This morning Google Reader brought up this
blog post about a technique used internally by the MS CLR
It is basically a way to share complex code between different architectures, thus reducing the maintenance burden and allowing better compatibility in the tricky area of marshalling (when the runtime goes from managed code to unmanaged code it needs to perform many operations, including massaging the data exchanged between the two worlds).
At the beginning Mono had specialized x86 chunks of code to
do the work, but we soon realized the problems with that.
At the time I proposed to use a small, specialized bytecode set (after all the operations involved are very few), which would have been great for the interpreter I was working on.
Dietmar instead pushed for the use of IL bytecode: this would have been a slower solution for the interpreter, but it would allow access to a wider set of operations and it would reduce the burden on the JIT backend, which, after all, already had an IL frontend.

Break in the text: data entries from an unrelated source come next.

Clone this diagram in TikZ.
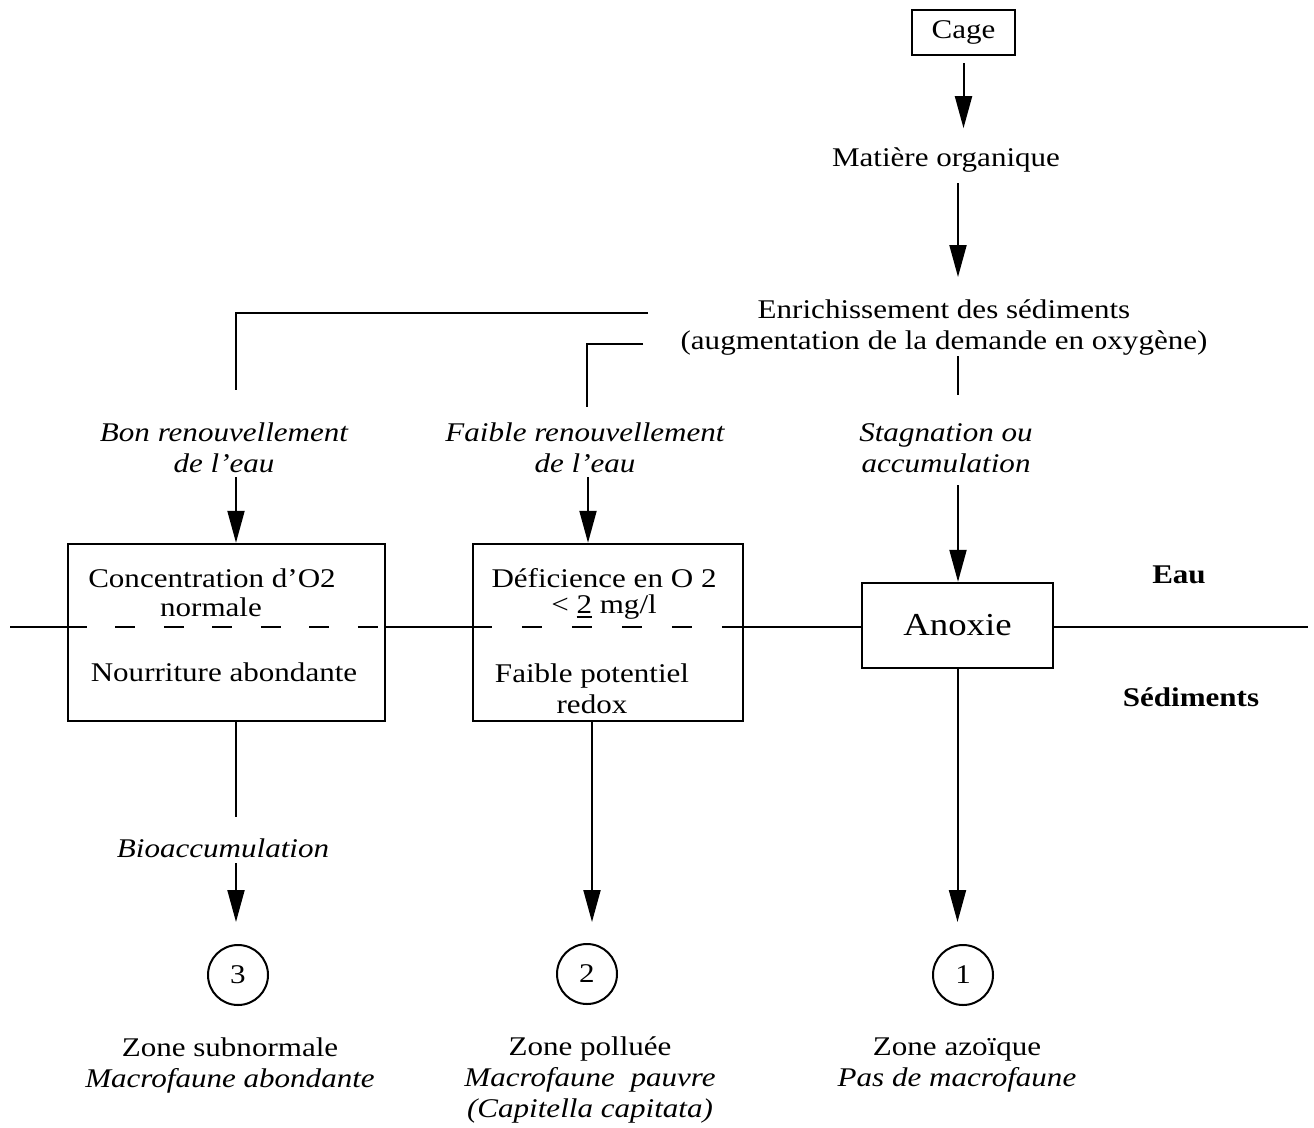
\documentclass[tikz,border=0pt]{standalone}
\usepackage{fontspec}
\setmainfont{Liberation Serif}[FakeStretch=1.15]
\usetikzlibrary{arrows.meta,calc}
\newcommand\thickul[1]{\setbox0\hbox{#1}\rlap{\raisebox{-5pt}{\rule{\wd0}{2pt}}}#1}
\begin{document}
\begin{tikzpicture}[x=1pt,y=-1pt,
  every node/.style={font=\fontsize{27}{31}\selectfont},
  txt/.style={inner sep=0pt, align=center},
  itxt/.style={inner sep=0pt, align=center, font=\fontsize{27}{31}\selectfont\itshape},
  btxt/.style={inner sep=0pt, font=\fontsize{27}{31}\selectfont\bfseries},
  box/.style={draw, line width=2.4pt, inner sep=0pt},
  ln/.style={line width=2pt},
  arr/.style={line width=2pt, -{Triangle[length=32pt,width=17pt]}},
  circ/.style={draw, circle, line width=2pt, minimum size=60pt, inner sep=0pt}]
\useasboundingbox (0,0) rectangle (1314,1127);

% top chain
\node[box, minimum width=103pt, minimum height=45pt] (cage) at (963.5,32.5) {Cage};
\node[txt] (mat) at (946,160) {Matière organique};
\node[txt] (enr) at (944,328) {Enrichissement des sédiments\\(augmentation de la demande en oxygène)};

% branch labels
\node[itxt] (bon) at (224,448) {Bon renouvellement\\de l'eau};
\node[itxt] (fai) at (585,448) {Faible renouvellement\\de l'eau};
\node[itxt] (stag) at (946,448) {Stagnation ou\\accumulation};

% boxes
\node[box, minimum width=317pt, minimum height=177pt] (b1) at (226.5,632.5) {};
\node[box, minimum width=270pt, minimum height=177pt] (b2) at (608,632.5) {};
\node[box, minimum width=191pt, minimum height=85pt, font=\fontsize{32}{36}\selectfont] (anox) at (957.5,625.5) {Anoxie};

% box texts
\node[txt] (c1) at (212,578) {Concentration d'O2};
\node[txt] (c2) at (211,607) {normale};
\node[txt] (c3) at (224,672) {Nourriture abondante};
\node[txt] (d1) at (604,578) {Déficience en O 2};
\node[txt] (d2) at (604,607) {< \thickul{2} mg/l};
\node[txt] (d3) at (592,689) {Faible potentiel\\redox};

% side labels
\node[btxt] (eau) at (1179,575) {Eau};
\node[btxt] (sed) at (1191,697) {Sédiments};

% lower part
\node[itxt] (bio) at (223,848) {Bioaccumulation};
\node[circ] (n3) at (238,975) {3};
\node[circ] (n2) at (587,974) {2};
\node[circ] (n1) at (963,975) {1};

\node[txt] (z3) at (230,1065) {Zone subnormale\\\textit{Macrofaune abondante}};
\node[txt] (z2) at (590,1080) {Zone polluée\\\textit{Macrofaune\ \ pauvre}\\\textit{(Capitella capitata)}};
\node[txt] (z1) at (957,1065) {Zone azoïque\\\textit{Pas de macrofaune}};

% coordinates for free ends
\coordinate (mA) at (958,183);
\coordinate (mB) at (958,277);
\coordinate (e1) at (648,313);
\coordinate (t1) at (236,390);
\coordinate (e2) at (643,344);
\coordinate (t2) at (587,407);
\coordinate (e3) at (958,356);
\coordinate (e4) at (958,395);
\coordinate (u1) at (236,477);
\coordinate (u2) at (588,477);
\coordinate (u3) at (958,485);
\coordinate (v1) at (236,817);
\coordinate (w1) at (236,863);
\coordinate (x2) at (592,700);
\coordinate (iL) at (10,627);
\coordinate (iR) at (1308,627);

% connectors
\draw[arr] ([yshift=-7pt]cage.south) -- ++(0,65);
\draw[arr] (mA) -- (mB);
\draw[ln] (e1) -| (t1);
\draw[ln] (e2) -| (t2);
\draw[ln] (e3) -- (e4);
\draw[arr] (u1) -- (u1 |- b1.north);
\draw[arr] (u2) -- (u2 |- b2.north);
\draw[arr] (u3) -- (u3 |- anox.north);
\draw[ln] (b1.south -| u1) -- (v1);
\draw[arr, shorten >=22pt] (w1) -- (w1 |- n3.north);
\draw[arr, shorten >=21pt] (b2.south -| x2) -- (x2 |- n2.north);
\draw[arr, shorten >=22pt] (anox.south) -- (anox.south |- n1.north);

% water / sediment interface
\draw[ln] (iL) -- (iL -| b1.west);
\draw[ln, dash pattern=on 20pt off 28.5pt] (iL -| b1.west) -- (iL -| b1.east);
\draw[ln] (iL -| b1.east) -- (iL -| b2.west);
\draw[ln, dash pattern=on 20pt off 30pt] (iL -| b2.west) -- (iL -| b2.east);
\draw[ln] (iL -| b2.east) -- (iL -| anox.west);
\draw[ln] (iL -| anox.east) -- (iR);
\end{tikzpicture}
\end{document}
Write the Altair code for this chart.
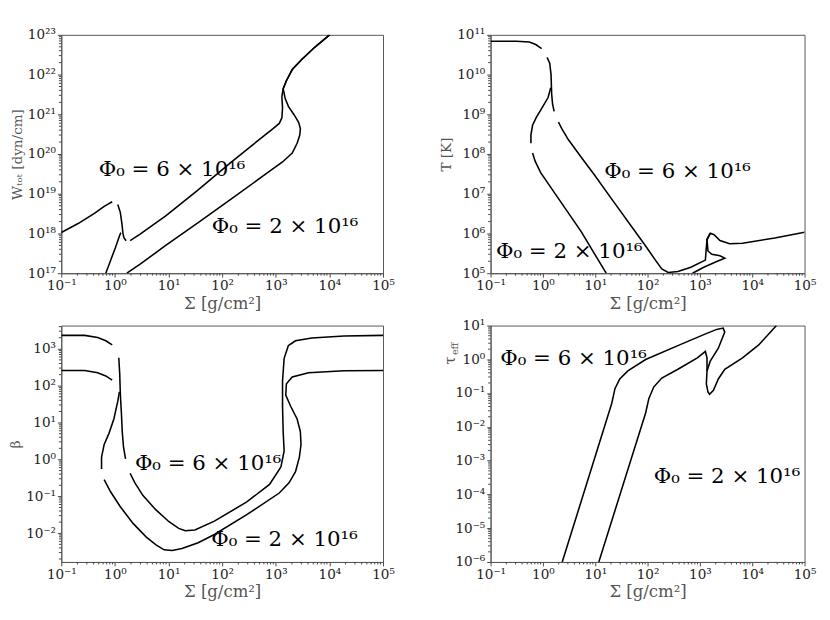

We went for the IL solution (the time frame was the beginning of 2002) and we're glad to see that MS choose to adopt the same technique a few years later.
There are two important considerations about this story in
the context of Mono development
- we started to always choose techniques that would favour the JIT against the interpreter, both in the case of speed and maintenance burden. This was a path that eventually lead to the discontinuation of the interpreter.
- we built a codebase that is easily portable across architectures, to the point that we consider a JIT port only slightly more complicated than an interpreter port (because of the many features of Mono/CLR even an interpreter needs quite a bit of very low-level knowledge about how an architecture works)
As an extension, we later used the same IL-based technique
to implement many other runtime helper methods that would
otherwise have been to be written in low-level
architecture-specific code: remoting helpers, garbage
collection fast paths, delegate runtime methods etc.
For the curious, most of this code is in metadata/marshal.c in the Mono source code.